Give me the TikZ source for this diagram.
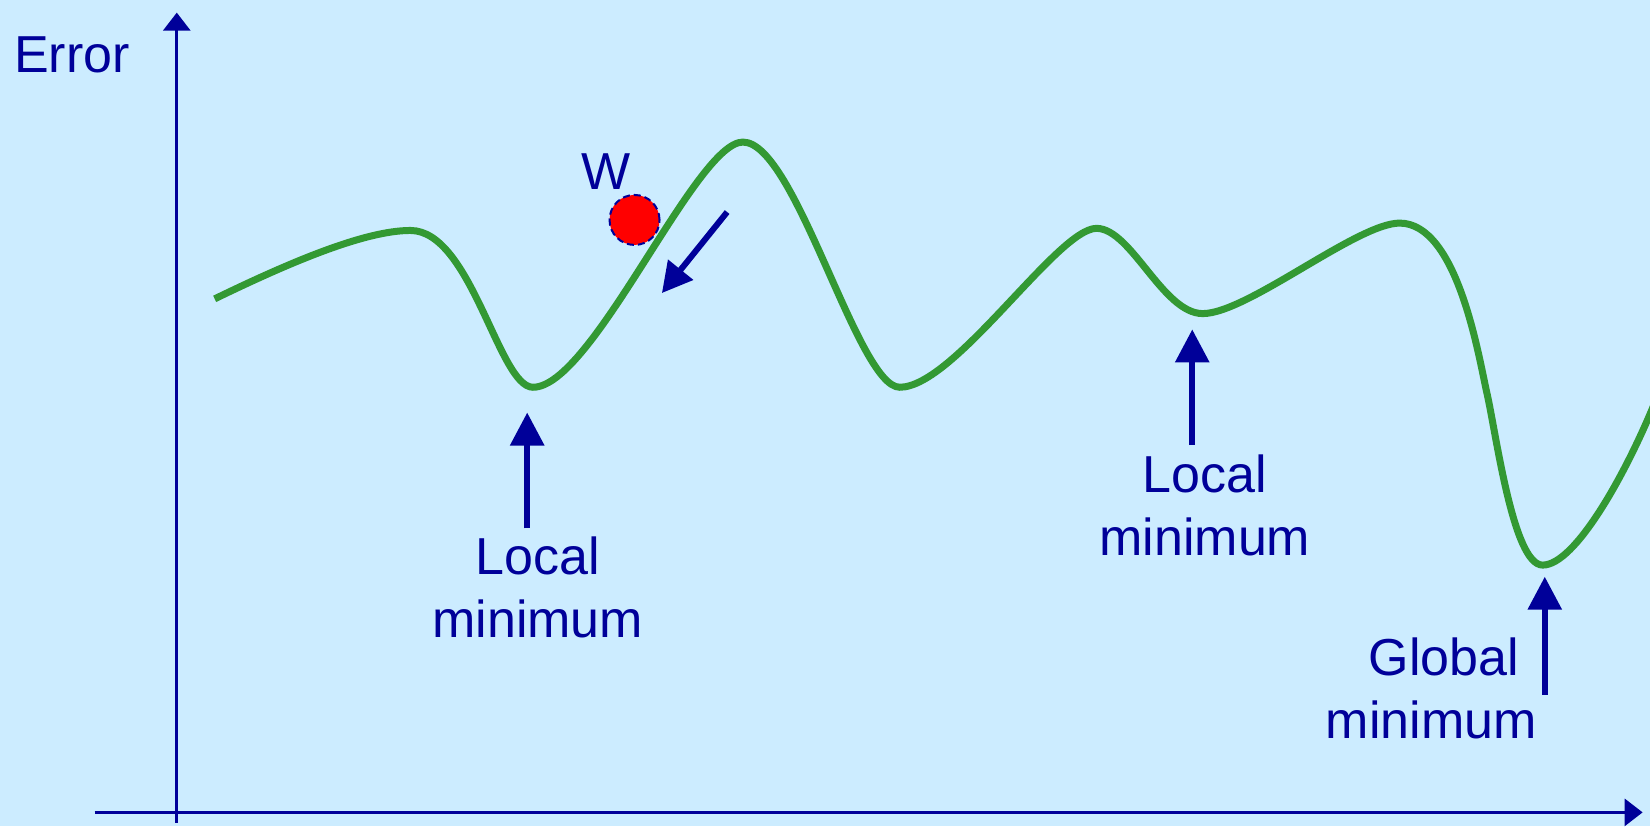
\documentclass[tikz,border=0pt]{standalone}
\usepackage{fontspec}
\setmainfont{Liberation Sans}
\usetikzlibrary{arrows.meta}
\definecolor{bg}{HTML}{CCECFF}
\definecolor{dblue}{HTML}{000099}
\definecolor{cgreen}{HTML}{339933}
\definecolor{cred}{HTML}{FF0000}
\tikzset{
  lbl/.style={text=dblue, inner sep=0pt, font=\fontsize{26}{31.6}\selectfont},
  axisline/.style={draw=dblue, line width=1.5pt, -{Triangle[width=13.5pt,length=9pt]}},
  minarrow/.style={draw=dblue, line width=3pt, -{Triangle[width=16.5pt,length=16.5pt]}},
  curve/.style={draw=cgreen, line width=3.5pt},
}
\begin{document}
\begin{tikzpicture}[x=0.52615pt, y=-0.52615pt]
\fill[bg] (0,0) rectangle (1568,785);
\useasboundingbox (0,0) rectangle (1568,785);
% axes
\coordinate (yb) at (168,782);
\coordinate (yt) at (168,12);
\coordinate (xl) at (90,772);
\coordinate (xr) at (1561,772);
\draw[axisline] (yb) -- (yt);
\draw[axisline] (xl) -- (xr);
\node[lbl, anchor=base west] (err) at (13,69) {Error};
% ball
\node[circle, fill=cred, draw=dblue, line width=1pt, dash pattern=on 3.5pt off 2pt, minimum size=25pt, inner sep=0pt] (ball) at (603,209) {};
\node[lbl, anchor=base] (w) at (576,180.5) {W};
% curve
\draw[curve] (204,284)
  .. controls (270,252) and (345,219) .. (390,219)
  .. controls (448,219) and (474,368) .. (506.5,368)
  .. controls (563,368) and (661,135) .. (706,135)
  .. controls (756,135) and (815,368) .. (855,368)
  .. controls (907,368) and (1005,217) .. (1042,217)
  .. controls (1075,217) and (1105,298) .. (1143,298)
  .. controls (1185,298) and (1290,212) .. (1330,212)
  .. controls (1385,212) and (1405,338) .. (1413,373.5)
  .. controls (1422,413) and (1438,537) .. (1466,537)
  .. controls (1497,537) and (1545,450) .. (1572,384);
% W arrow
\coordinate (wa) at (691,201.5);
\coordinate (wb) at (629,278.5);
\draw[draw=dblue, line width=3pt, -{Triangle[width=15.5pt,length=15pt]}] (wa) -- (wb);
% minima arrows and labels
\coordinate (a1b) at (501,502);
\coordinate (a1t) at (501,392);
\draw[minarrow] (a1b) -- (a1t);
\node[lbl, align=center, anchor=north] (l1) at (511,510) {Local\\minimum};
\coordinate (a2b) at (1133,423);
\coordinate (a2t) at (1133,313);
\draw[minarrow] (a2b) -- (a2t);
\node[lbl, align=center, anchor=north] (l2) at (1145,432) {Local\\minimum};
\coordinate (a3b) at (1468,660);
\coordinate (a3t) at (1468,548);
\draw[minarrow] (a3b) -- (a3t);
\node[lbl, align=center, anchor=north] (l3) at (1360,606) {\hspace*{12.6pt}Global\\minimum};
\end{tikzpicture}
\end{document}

### GOAL
Reproduce the data above in full, exactly as it is, with the pictures left out.

### FULL ANSWER
Give me the TikZ source for this diagram.
\documentclass[tikz,border=0pt]{standalone}
\usepackage{fontspec}
\setmainfont{Liberation Sans}
\usetikzlibrary{arrows.meta}
\definecolor{bg}{HTML}{CCECFF}
\definecolor{dblue}{HTML}{000099}
\definecolor{cgreen}{HTML}{339933}
\definecolor{cred}{HTML}{FF0000}
\tikzset{
  lbl/.style={text=dblue, inner sep=0pt, font=\fontsize{26}{31.6}\selectfont},
  axisline/.style={draw=dblue, line width=1.5pt, -{Triangle[width=13.5pt,length=9pt]}},
  minarrow/.style={draw=dblue, line width=3pt, -{Triangle[width=16.5pt,length=16.5pt]}},
  curve/.style={draw=cgreen, line width=3.5pt},
}
\begin{document}
\begin{tikzpicture}[x=0.52615pt, y=-0.52615pt]
\fill[bg] (0,0) rectangle (1568,785);
\useasboundingbox (0,0) rectangle (1568,785);
% axes
\coordinate (yb) at (168,782);
\coordinate (yt) at (168,12);
\coordinate (xl) at (90,772);
\coordinate (xr) at (1561,772);
\draw[axisline] (yb) -- (yt);
\draw[axisline] (xl) -- (xr);
\node[lbl, anchor=base west] (err) at (13,69) {Error};
% ball
\node[circle, fill=cred, draw=dblue, line width=1pt, dash pattern=on 3.5pt off 2pt, minimum size=25pt, inner sep=0pt] (ball) at (603,209) {};
\node[lbl, anchor=base] (w) at (576,180.5) {W};
% curve
\draw[curve] (204,284)
  .. controls (270,252) and (345,219) .. (390,219)
  .. controls (448,219) and (474,368) .. (506.5,368)
  .. controls (563,368) and (661,135) .. (706,135)
  .. controls (756,135) and (815,368) .. (855,368)
  .. controls (907,368) and (1005,217) .. (1042,217)
  .. controls (1075,217) and (1105,298) .. (1143,298)
  .. controls (1185,298) and (1290,212) .. (1330,212)
  .. controls (1385,212) and (1405,338) .. (1413,373.5)
  .. controls (1422,413) and (1438,537) .. (1466,537)
  .. controls (1497,537) and (1545,450) .. (1572,384);
% W arrow
\coordinate (wa) at (691,201.5);
\coordinate (wb) at (629,278.5);
\draw[draw=dblue, line width=3pt, -{Triangle[width=15.5pt,length=15pt]}] (wa) -- (wb);
% minima arrows and labels
\coordinate (a1b) at (501,502);
\coordinate (a1t) at (501,392);
\draw[minarrow] (a1b) -- (a1t);
\node[lbl, align=center, anchor=north] (l1) at (511,510) {Local\\minimum};
\coordinate (a2b) at (1133,423);
\coordinate (a2t) at (1133,313);
\draw[minarrow] (a2b) -- (a2t);
\node[lbl, align=center, anchor=north] (l2) at (1145,432) {Local\\minimum};
\coordinate (a3b) at (1468,660);
\coordinate (a3t) at (1468,548);
\draw[minarrow] (a3b) -- (a3t);
\node[lbl, align=center, anchor=north] (l3) at (1360,606) {\hspace*{12.6pt}Global\\minimum};
\end{tikzpicture}
\end{document}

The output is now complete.